Bitcoin on Tuesday wiped out all of the gains it had made since President Donald Trump’s election victory in early November 2024. Selling pressure continued into Wednesday, briefly dragging the world’s largest cryptocurrency below the $72,000 level.

The digital asset has now plunged roughly 42% from its record high above $126,000 reached last October, firmly placing it in bear-market territory.

Bitcoin surged through 2025 on expectations of a more crypto-friendly regulatory environment under the Trump administration, strong inflows into spot exchange-traded funds, and growing institutional adoption. Since peaking, however, prices have fallen sharply, with losses accelerating in 2026.

Citi Research analyst Alex Saunders said downside sensitivity to equity markets, heightened geopolitical risks, and long-position liquidations have weighed heavily on bitcoin and the broader crypto market.

Saunders also noted a clear slowdown in inflows to U.S. spot bitcoin ETFs since Oct. 10 last year, which he views as a key source of incremental demand.
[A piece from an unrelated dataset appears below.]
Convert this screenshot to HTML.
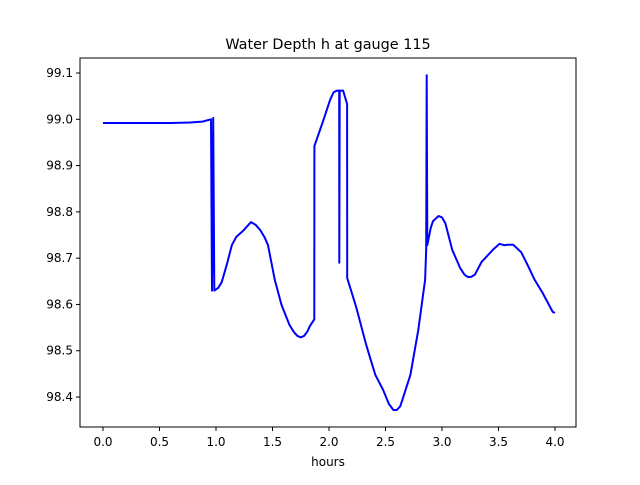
<!DOCTYPE html>
<html><head><meta charset="utf-8"><style>
body{margin:0;background:#fff;font-family:"Liberation Sans","DejaVu Sans",sans-serif}
</style></head><body>
<svg width="640" height="480" font-family="DejaVu Sans, Liberation Sans, sans-serif" font-size="12">
<rect width="640" height="480" fill="#fff"/>
<text x="328" y="49" text-anchor="middle" font-size="14.4">Water Depth h at gauge 115</text>
<text x="328" y="466" text-anchor="middle">hours</text>
<g id="ticks"></g>
<polyline id="line" fill="none" stroke="#0000ff" stroke-width="2" stroke-linejoin="round"/>
<rect x="80" y="58" width="496" height="369" fill="none" stroke="#000" stroke-width="1"/>
</svg>
<script>
const hours=[0,0.6,0.77,0.88,0.956,0.965,0.975,0.985,1.02,1.05,1.1,1.14,1.18,1.24,1.31,1.35,1.39,1.43,1.46,1.52,1.58,1.65,1.69,1.72,1.75,1.78,1.81,1.83,1.87,1.871,1.95,2.01,2.04,2.07,2.09,2.091,2.095,2.1,2.125,2.16,2.161,2.24,2.33,2.41,2.48,2.53,2.57,2.60,2.63,2.65,2.72,2.79,2.85,2.86,2.865,2.87,2.9,2.92,2.97,3.0,3.03,3.09,3.16,3.2,3.23,3.26,3.29,3.35,3.45,3.51,3.55,3.58,3.63,3.70,3.75,3.82,3.89,3.98,4.0];
const depth=[98.992,98.992,98.993,98.995,99.0,98.63,99.003,98.63,98.636,98.648,98.69,98.728,98.746,98.759,98.778,98.772,98.761,98.745,98.728,98.653,98.599,98.556,98.54,98.532,98.529,98.532,98.542,98.553,98.568,98.942,98.998,99.042,99.058,99.062,99.062,98.69,99.062,99.062,99.062,99.033,98.657,98.595,98.512,98.448,98.415,98.385,98.372,98.372,98.38,98.394,98.448,98.545,98.653,98.72,99.095,98.728,98.765,98.78,98.791,98.788,98.775,98.718,98.679,98.664,98.659,98.66,98.664,98.692,98.718,98.731,98.728,98.729,98.729,98.713,98.689,98.653,98.625,98.584,98.582];
const xTicks=[0,0.5,1,1.5,2,2.5,3,3.5,4];
const xTickLabels=["0.0","0.5","1.0","1.5","2.0","2.5","3.0","3.5","4.0"];
const yTicks=[98.4,98.5,98.6,98.7,98.8,98.9,99.0,99.1];
const yTickLabels=["98.4","98.5","98.6","98.7","98.8","98.9","99.0","99.1"];
const X=h=>103+113*h;
const Y=v=>73+(99.1-v)*462.9;
document.getElementById('line').setAttribute('points',hours.map((h,i)=>X(h).toFixed(1)+','+Y(depth[i]).toFixed(1)).join(' '));
const g=document.getElementById('ticks');const NS='http://www.w3.org/2000/svg';
function mk(t,a,txt){const e=document.createElementNS(NS,t);for(const k in a)e.setAttribute(k,a[k]);if(txt)e.textContent=txt;g.appendChild(e);return e;}
xTicks.forEach((t,i)=>{const l=mk('line',{x1:X(t),x2:X(t),y1:427,y2:431,stroke:'#000'});


const s=mk('text',{x:X(t),y:446,'text-anchor':'middle'},xTickLabels[i]);

});
yTicks.forEach((t,i)=>{const l=mk('line',{x1:76,x2:80,y1:Y(t),y2:Y(t),stroke:'#000'});


const s=mk('text',{x:73,y:Y(t)+4,'text-anchor':'end'},yTickLabels[i]);

});
</script>
</body></html>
The drop in new money has coincided with increased caution among long-term holders, who have grown more concerned about cyclical weakness in bitcoin.

Nearing critical levels

Bitcoin slid as much as 5% on Wednesday to an intraday low of $71,913.4, marking its weakest level since early November 2024.

Citi Research analyst Alex Saunders said bitcoin is now nearing critical price thresholds. He noted that prices have fallen below Citi’s estimated average U.S. spot ETF entry level of $81,600 and are approaching the roughly $70,000 level that prevailed ahead of the U.S. presidential election.

Saunders pointed to U.S. legislation passed by the House in July 2025—currently stalled in the Senate—as a potential catalyst for renewed investor interest. He said there has been some progress early this year, with the Senate Finance Committee releasing a draft bill intended to be reconciled with the House-approved CLARITY Act, although the proposal has yet to gain broad support and a committee vote has been delayed. The Senate Agriculture Committee has also advanced its own version of the legislation.

According to Saunders, positive developments on the regulatory front could provide a meaningful boost to market sentiment and capital inflows, citing past examples such as stronger ETF demand following the U.S. election and the passage of the GENIUS Act in July 2025.

No signs of structural stress in crypto markets

Analysts say bitcoin’s latest selloff does not signal deeper structural problems, but rather reflects the normal ebb and flow of bull and bear cycles.

“Recent price movements in bitcoin don’t suggest that anything has broken in the crypto market—they simply mirror the current stage of the broader macroeconomic cycle,” said Gil Rosen, co-founder of the Blockchain Builders fund, in comments to Investing.com. He noted that earlier gains had overshot reality, with markets pricing in an unrealistically smooth rally. The subsequent decline, Rosen added, was not driven by crypto-specific factors, but by external pressures including geopolitics, tariffs, and policy uncertainty. As institutional investors now play a larger role, bitcoin increasingly trades like a risk asset, making it more vulnerable when macro conditions deteriorate.

Nicholas Motz, CIO of Soil.co and CEO of ORQO.digital, echoed this view, arguing that the sharp unwinding of precious metals positions late last week triggered a broader risk-off move across asset classes.

“When investors face pressure in traditional safe havens, they often sell their most liquid and profitable holdings—such as bitcoin—to offset losses elsewhere,” Motz said. He characterized the recent decline as a forced deleveraging episode rather than a fundamental change in long-term crypto adoption.